Using the gated recurrent unit (GRU) as an example, we can modify the design of the GRU slightly in the decoder[1]. The decoder’s hidden state at time step $$t'$$ will be

$\boldsymbol{s}_{t'} = \boldsymbol{z}_{t'} \odot \boldsymbol{s}_{t'-1} + (1 - \boldsymbol{z}_{t'}) \odot \tilde{\boldsymbol{s}}_{t'},$

Here, the candidate implied states of the reset gate and update gate are

\begin{split}\begin{aligned} \boldsymbol{r}_{t'} &= \sigma(\boldsymbol{W}_{yr} \boldsymbol{y}_{t'-1} + \boldsymbol{W}_{sr} \boldsymbol{s}_{t' - 1} + \boldsymbol{W}_{cr} \boldsymbol{c}_{t'} + \boldsymbol{b}_r),\\ \boldsymbol{z}_{t'} &= \sigma(\boldsymbol{W}_{yz} \boldsymbol{y}_{t'-1} + \boldsymbol{W}_{sz} \boldsymbol{s}_{t' - 1} + \boldsymbol{W}_{cz} \boldsymbol{c}_{t'} + \boldsymbol{b}_z),\\ \tilde{\boldsymbol{s}}_{t'} &= \text{tanh}(\boldsymbol{W}_{ys} \boldsymbol{y}_{t'-1} + \boldsymbol{W}_{ss} (\boldsymbol{s}_{t' - 1} \odot \boldsymbol{r}_{t'}) + \boldsymbol{W}_{cs} \boldsymbol{c}_{t'} + \boldsymbol{b}_s), \end{aligned}\end{split}

Here, $$\boldsymbol{W}$$ and $$\boldsymbol{b}$$ with subscripts are the weight parameters and bias parameters of the GRU.

## 11.11.3. Summary¶

• We can use different context variables at each time step of the decoder and assign different attentions to the information encoded in different time steps of the input sequence.
• Generally speaking, the input of the attention model consists of query entries, key entries, and value entries.
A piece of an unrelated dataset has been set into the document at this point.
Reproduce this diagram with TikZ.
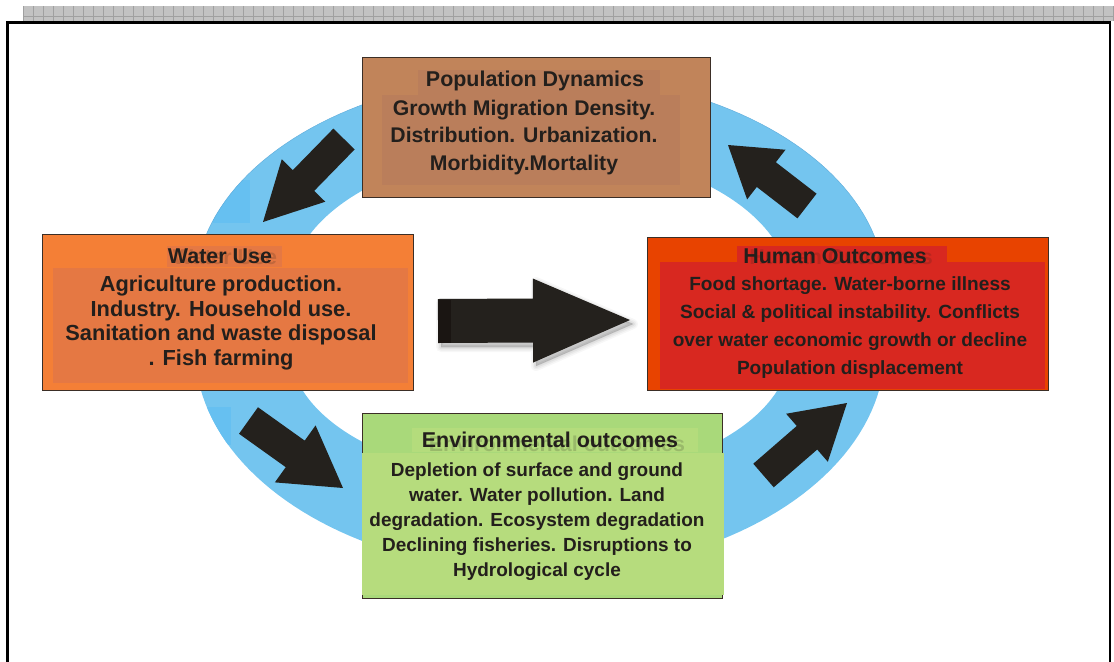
\documentclass[tikz,border=0pt]{standalone}
\usepackage{fontspec}
\setmainfont{Liberation Sans}
\usetikzlibrary{calc}

\definecolor{ink}{HTML}{231F1C}
\definecolor{popout}{HTML}{C1845A}
\definecolor{popin}{HTML}{BA7E5B}
\definecolor{waterout}{HTML}{F47F36}
\definecolor{waterin}{HTML}{E57843}
\definecolor{humanout}{HTML}{E84300}
\definecolor{humanin}{HTML}{D82820}
\definecolor{envout}{HTML}{A9D97A}
\definecolor{envin}{HTML}{B6DC7D}
\definecolor{ringblue}{HTML}{74C5EF}
\definecolor{ringdark}{HTML}{66C0F1}
\definecolor{ringedge}{HTML}{62AEDC}
\definecolor{arrowink}{HTML}{24211D}
\definecolor{arrowtail}{HTML}{1A1512}
\definecolor{stripfill}{HTML}{C2C2C2}
\definecolor{stripline}{HTML}{A0A0A0}
\definecolor{boxedge}{HTML}{3B2E26}

% block arrow: #1 tail, #2 tip, #3 shaft half width, #4 head half width, #5 head length
\newcommand\blockarrow[5]{%
  \path ($(#2)!#5!(#1)$) coordinate (headbase);
  \fill[arrowfill] ($(#1)!#3!90:(#2)$) -- ($(headbase)!#3!90:(#2)$)
    -- ($(headbase)!#4!90:(#2)$) -- (#2) -- ($(headbase)!#4!-90:(#2)$)
    -- ($(headbase)!#3!-90:(#2)$) -- ($(#1)!#3!-90:(#2)$) -- cycle;}

\tikzset{
  boxframe/.style={draw=boxedge, line width=0.8pt, inner sep=0pt},
  textline/.style={text=ink, align=center, inner sep=0pt},
  arrowfill/.style={fill=arrowink},
  titlefont/.style={font=\fontsize{18.3pt}{22pt}\selectfont\bfseries},
  popfont/.style={font=\fontsize{18.1pt}{23.5pt}\selectfont\bfseries},
  waterfont/.style={font=\fontsize{18.6pt}{21.1pt}\selectfont\bfseries},
  humanfont/.style={font=\fontsize{16.3pt}{23.9pt}\selectfont\bfseries},
  envfont/.style={font=\fontsize{16.2pt}{21.2pt}\selectfont\bfseries},
  ghost/.style={opacity=0.18},
}

\begin{document}
\begin{tikzpicture}[x=0.03cm, y=-0.03cm]
\useasboundingbox (0,0) rectangle (1114,661);

% grid strip along the top edge
\fill[stripfill] (23,6) rectangle (1114,21);
\foreach \gx in {23.3,33.3,...,1114} \draw[stripline, line width=0.4pt] (\gx,6) -- (\gx,21);
\draw[stripline, line width=0.4pt] (23,16) -- (1114,16);

% page frame
\draw[line width=2.2pt, draw=black] (7.5,670) -- (7.5,22.5) -- (1110,22.5) -- (1110,670);

% blue cycle ring
\fill[ringblue, even odd rule]
  (885,289) -- plot[domain=0:180, samples=90] ({540+345*cos(\x)}, {289-215*sin(\x)})
  -- (195,349) -- plot[domain=180:360, samples=90] ({540+345*cos(\x)}, {349-224*sin(\x)}) -- cycle
  (790,289) -- plot[domain=0:180, samples=90] ({540+250*cos(\x)}, {289-140*sin(\x)})
  -- (290,349) -- plot[domain=180:360, samples=90] ({540+250*cos(\x)}, {349-132*sin(\x)}) -- cycle;
\begin{scope}
  \clip (885,289) -- plot[domain=0:180, samples=90] ({540+345*cos(\x)}, {289-215*sin(\x)})
  -- (195,349) -- plot[domain=180:360, samples=90] ({540+345*cos(\x)}, {349-224*sin(\x)}) -- cycle;
  \fill[ringdark] (213,180) rectangle (250,223);
  \fill[ringdark] (205,407) rectangle (231,445);
\end{scope}
\draw[ringedge, line width=0.4pt]
  plot[domain=10:170, samples=80] ({540+345*cos(\x)}, {289-215*sin(\x)});

% boxes
\node[boxframe, fill=popout, minimum width=348*0.03cm, minimum height=140*0.03cm] (pop) at (536,127) {};
\fill[popin] (418,70) rectangle (660,95);
\fill[popin] (382,95) rectangle (680,185);

\node[boxframe, fill=waterout, minimum width=371*0.03cm, minimum height=156*0.03cm] (water) at (227.5,312) {};
\fill[waterin] (167,246) rectangle (282,267);
\fill[waterin] (53,268) rectangle (408,383);

\node[boxframe, fill=humanout, minimum width=401*0.03cm, minimum height=153*0.03cm] (human) at (847.5,313.5) {};
\fill[humanin] (737,246) rectangle (947,263);
\fill[humanin] (660,262) rectangle (1045,389);

\node[boxframe, fill=envout, minimum width=360*0.03cm, minimum height=185*0.03cm] (env) at (542,505.5) {};
\fill[envin!85!envout] (412,428) rectangle (698,452);
\fill[envin] (362,453) rectangle (724,595);

% texts
\node[textline, titlefont] (poptitle) at (535,81) {Population Dynamics};
\node[textline, popfont] (popbody) at (524,137.5) {Growth Migration Density.\\Distribution. Urbanization.\\Morbidity.Mortality};

\node[textline, titlefont, ghost] (watertitleshade) at (225,257) {Water Use};
\node[textline, titlefont] (watertitle) at (220,256) {Water Use};
\node[textline, waterfont] (waterbody) at (221,323) {Agriculture production.\\Industry. Household use.\\Sanitation and waste disposal\\. Fish farming};

\node[textline, titlefont, ghost] (humantitleshade) at (841,257) {Human Outcomes};
\node[textline, titlefont] (humantitle) at (835,256) {Human Outcomes};
\node[textline, humanfont] (humanbody) at (850,328) {Food shortage. Water-borne illness\\Social \& political instability. Conflicts\\over water economic growth or decline\\Population displacement};

\node[textline, titlefont, ghost] (envtitleshade) at (557,444) {Environmental outcomes};
\node[textline, titlefont] (envtitle) at (550,440) {Environmental outcomes};
\node[textline, envfont] (envbody) at (537,521.5) {Depletion of surface and ground\\water. Water pollution. Land\\degradation. Ecosystem degradation\\Declining fisheries. Disruptions to\\Hydrological cycle};

% cycle arrows
\coordinate (a1tail) at (344,139);   \coordinate (a1tip) at (263,222);
\coordinate (a2tail) at (807,206);   \coordinate (a2tip) at (728,145);
\coordinate (a3tail) at (248.5,420.5); \coordinate (a3tip) at (343,488);
\coordinate (a4tail) at (763.5,475.5); \coordinate (a4tip) at (847,403);
\coordinate (a5tail) at (438,321);   \coordinate (a5tip) at (630,320);

\blockarrow{a1tail}{a1tip}{0.447cm}{0.912cm}{1.74cm}
\blockarrow{a2tail}{a2tip}{0.468cm}{0.942cm}{1.452cm}
\blockarrow{a3tail}{a3tip}{0.489cm}{1.05cm}{1.761cm}
\blockarrow{a4tail}{a4tip}{0.468cm}{0.954cm}{1.59cm}

% soft shadow under the central arrow
\foreach \sw/\so in {10/0.03,7/0.04,4/0.05,1/0.06} {
  \draw[black, opacity=\so, line width=\sw*0.03cm, line join=round, fill=black, fill opacity=\so]
    (441,303) -- (536,303) -- (536,282) -- (633,324) -- (536,366) -- (536,347) -- (441,347) -- cycle;
}
\blockarrow{a5tail}{a5tip}{0.66cm}{1.26cm}{2.91cm}
\fill[arrowtail] (438,299.5) rectangle (451,342.5);

\end{tikzpicture}
\end{document}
There is also a one-to-one correspondence between the key entries and value entries.
• With the attention mechanism, we can adopt vectorization for higher efficiency.

## 11.11.4. Exercises¶

• Based on the model design in this section, why can’t we concatenate hidden state $$\boldsymbol{s}_{t' - 1}^\top \in \mathbb{R}^{1 \times h}, t' \in 1, \ldots, T'$$ from different time steps of the decoder to create the query entry matrix $$\boldsymbol{Q} \in \mathbb{R}^{T' \times h}$$ to compute context variable $$\boldsymbol{c}_{t'}^\top, t' \in 1, \ldots, T'$$ of the attention mechanism at different time steps simultaneously?
• Without modifying the function gru from the “Gated Recurrent Unit (GRU)” section, how can we use it to implement the decoder introduced in this section?
• In addition to natural language processing, where else can the attention mechanism be applied?

## 11.11.5. Reference¶

[1] Bahdanau, D., Cho, K., & Bengio, Y. (2014). Neural machine translation by jointly learning to align and translate. arXiv preprint arXiv:1409.0473.